Dias and Silvera say that they were able to squeeze their hydrogen gas at greater pressures than anyone else has managed. To do so, they used an anvil that can fit inside a cryostat, enabling them to cool their hydrogen sample to just above absolute zero. They also say they have found a better way to polish the tips of their diamonds, to remove irregularities that could break the gems. They then turned a screw to crank up the pressure to 495 billion pascals (495 GPa), or almost 5 million times higher than atmospheric pressure at sea level.

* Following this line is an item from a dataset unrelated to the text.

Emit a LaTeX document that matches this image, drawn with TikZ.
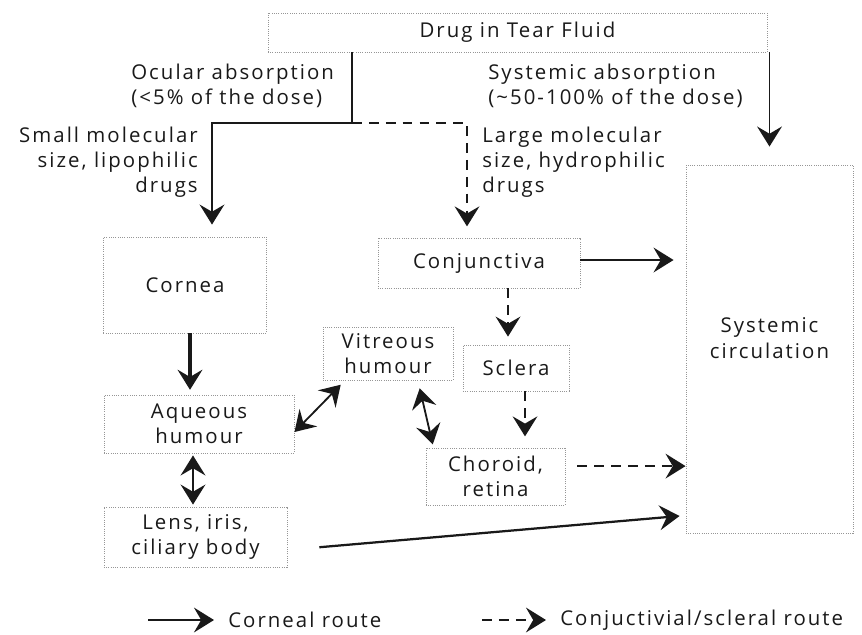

“Then, suddenly, it becomes a lustry, reflective sample, which you can only believe is a metal,” Silvera says. Seen through a microscope, the sample appeared shiny, and it reflected light in the way metallic hydrogen should do, he says.

R. Dias, I. F. Silvera

Microscope photos show hydrogen transitioning from a transparent gas (left), through a black molecular state (middle), to a shiny metallic form (right), Harvard physicists say.

Redo the measurement

Other researchers aren't convinced. It’s far from clear that the shiny material the researchers see is actually hydrogen, says geophysicist Alexander Goncharov of the Carnegie Institution for Science in Washington DC. Goncharov has criticized the Silvera lab’s methods before. He suggests that the shiny material may be alumina (aluminium oxide), which coats the tips of the diamonds in the anvil, and may behave differently under pressure.

Loubeyre and others think that Silvera and Dias are overestimating the pressure that they reached, by relying on an imprecise calibration between turns of the screw and pressure inside the anvil. Eugene Gregoryanz, a physicist at the University of Edinburgh, UK, adds that part of the problem is that the researchers took only a single detailed measurement of their sample at the highest pressure — making it hard to see how pressure shifted during the experiment.

“If they want to be convincing, they have to redo the measurement, really measuring the evolution of pressure,” says Loubeyre. “Then they have to show that, in this pressure range, the alumina is not becoming metallic.”

But Silvera says that he just wanted to get the news out there before making confirmation tests, which, he says, could break their precious specimen. “We wanted to publish this breakthrough event on this sample,” he says. To preserve the material, he and Dias have kept it in the cryostat; the lab has only two cryostats, and the other is in use for other experiments, he says. “Now that the paper has been accepted, we’re going to do further experiments.”

Despite the scepticism, press-release materials issued by Science and by Harvard University confidently proclaim that metallic hydrogen has been made. “This is the holy grail of high-pressure physics,” Silvera says in Harvard’s press release. “It's the first-ever sample of metallic hydrogen on Earth.”